You have your prescription from your optician, you’ve found a pair of glasses that are cheaper than high street prices, then you are flummoxed when the site asks you for your pupil distance.
It is, as must be obvious from the name, the distance in millimetres between your pupils and is crucial to ensure that your pupils are in the optical centre of each lens. Otherwise, you will get nasty headaches.
Opticians have no obligation to provide this measurement and, quelle surprise, very few will provide this when you request your prescription.
This can prove a stumbling block, so MGC has provided more information about this, suggesting that existing glasses can be used to obtain this number, or customers can measure it themselves.
This is useful information, and the site will be bringing in a measuring app to help overcome this issue.
Committing to a subscription
There are options to pay upfront, but mainly customers are encouraged to sign up for monthly payments.
For many customers, even the the cost can be the same, signing up for monthly payments seems a bigger commitment.
The trick is to make is seem less of a risk to customers, and reassurances that they can cancel any time.
Completing the purchase
Once you have selected the frames and plan, you’re led to this page, where you can add your prescription details.

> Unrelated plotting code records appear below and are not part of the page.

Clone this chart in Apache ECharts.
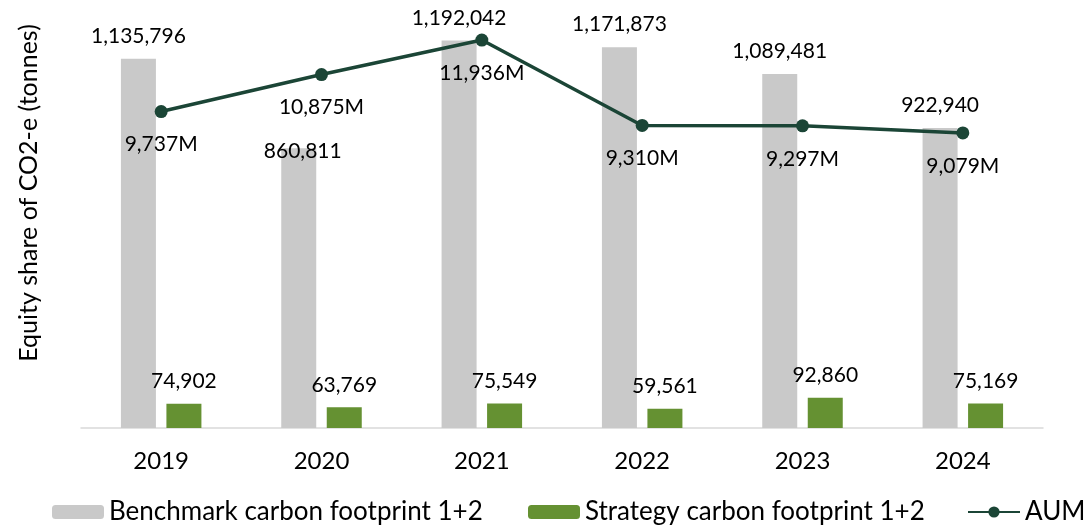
<!DOCTYPE html>
<html>
<head>
<meta charset="utf-8">
<script src="https://cdn.jsdelivr.net/npm/echarts@6/dist/echarts.min.js"></script>
<style>
    html, body {margin: 0; padding: 0; background: #fff;}
    #mychart {width: 1087px; height: 528px;}
</style>
</head>
<body>
<div id="mychart"></div>
<script>
var years = ['2019', '2020', '2021', '2022', '2023', '2024'];
var benchmark = [1135796, 860811, 1192042, 1171873, 1089481, 922940];
var strategy = [74902, 63769, 75549, 59561, 92860, 75169];
var aum = [9737, 10875, 11936, 9310, 9297, 9079];

var fontName = 'Lato';

function fmt(v) {
    return v.toLocaleString('en-US');
}

// 2020 benchmark label sits down on the bar top in the original
var benchmarkData = benchmark.map(function (v, i) {
    if (i === 1) {
        return {value: v, label: {offset: [4, 25]}};
    }
    return v;
});

function legendAt(left, name) {
    return {
        left: left,
        top: 494,
        itemWidth: 52,
        itemHeight: 14,
        textStyle: {fontFamily: fontName, fontSize: 26, color: '#000'},
        data: [name]
    };
}

var option = {
    animation: false,
    textStyle: {fontFamily: fontName, color: '#000'},
    grid: {
        left: 81,
        right: 44,
        top: 38,
        bottom: 100
    },
    legend: [
        legendAt(47, 'Benchmark carbon footprint 1+2'),
        legendAt(523, 'Strategy carbon footprint 1+2'),
        legendAt(962, 'AUM')
    ],
    graphic: [
        {
            type: 'text',
            x: 29,
            y: 193,
            rotation: Math.PI / 2,
            style: {
                text: 'Equity share of CO2-e (tonnes)',
                font: '25px Lato',
                fill: '#000',
                align: 'center',
                verticalAlign: 'middle'
            }
        }
    ],
    xAxis: {
        type: 'category',
        data: years,
        axisTick: {show: false},
        axisLine: {lineStyle: {color: '#d9d9d9', width: 1.5}},
        axisLabel: {fontFamily: fontName, fontSize: 24, color: '#000', margin: 21}
    },
    yAxis: [
        {
            type: 'value',
            min: 0,
            max: 1200000,
            show: false
        },
        {
            type: 'value',
            min: 0,
            max: 12000,
            show: false
        }
    ],
    series: [
        {
            name: 'Benchmark carbon footprint 1+2',
            type: 'bar',
            barWidth: 35,
            barGap: '30%',
            itemStyle: {color: '#c9c9c9'},
            label: {
                show: true,
                position: 'top',
                distance: 12,
                fontFamily: fontName,
                fontSize: 21,
                color: '#000',
                formatter: function (p) { return fmt(p.value); }
            },
            data: benchmarkData
        },
        {
            name: 'Strategy carbon footprint 1+2',
            type: 'bar',
            barWidth: 35,
            itemStyle: {color: '#659132'},
            label: {
                show: true,
                position: 'top',
                distance: 12,
                fontFamily: fontName,
                fontSize: 21,
                color: '#000',
                formatter: function (p) { return fmt(p.value); }
            },
            data: strategy
        },
        {
            name: 'AUM',
            type: 'line',
            yAxisIndex: 1,
            symbol: 'circle',
            symbolSize: 13,
            itemStyle: {color: '#1b4536'},
            lineStyle: {color: '#1b4536', width: 3.5},
            label: {
                show: true,
                position: 'bottom',
                distance: 16,
                fontFamily: fontName,
                fontSize: 21,
                color: '#000',
                formatter: function (p) { return fmt(p.value) + 'M'; }
            },
            data: aum
        }
    ]
};

var mychart = echarts.init(document.getElementById('mychart'));
mychart.setOption(option);
</script>
</body>
</html>
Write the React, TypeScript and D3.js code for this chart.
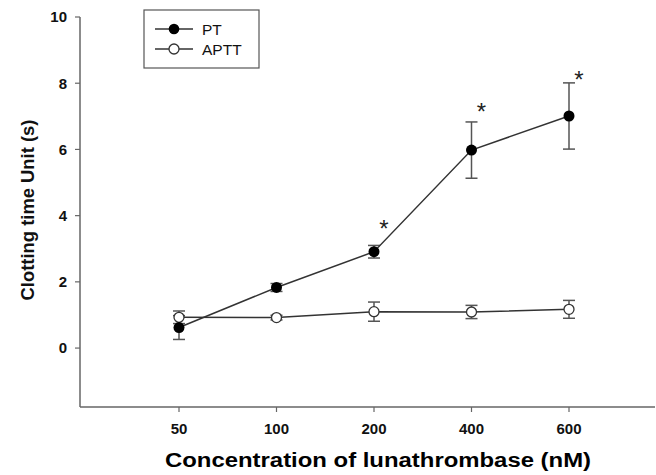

It’s presented as a four stage process, which makes it clearer to users what they need to do.
One thing here. The fact that the total to pay is shown as the full membership charges for the year may surprise some customers who were expecting to pay monthly.
In fact, customers have the option of paying upfront or monthly, but this is only made clear after you click on the ‘pay now’ button.
I would worry that some may be deterred from pressing the button as the charges are higher than they expected.
Back to the ordering process. Prescription entry is simple enough, and the aforementioned prescription guide helps you to decipher the numbers if you need to.
Registration and payment
After selecting glasses, and before you reach the ‘four stage process’ screen shown above, registration is neatly dealt with in this light box:
Just four fields are needed to progress, so registration doesn’t seem such a barrier. Besides, people joining a club with monthly fees would naturally expect to have to register anyway.
The checkout is a one page process which, though it requires much the same information as longer checkouts, does make the payment process seem less on an effort.
Security logos offer reassurance for customers new to the site, while a persistent reminder of the order and total price is useful.
MyGlassesClub offers an excellent all round customer experience and, for a new business, does a good job of explaining the proposition for customers.
It deals with potential stumbling blocks (prescriptions, pupil distance etc) and key features like form design make the process easier.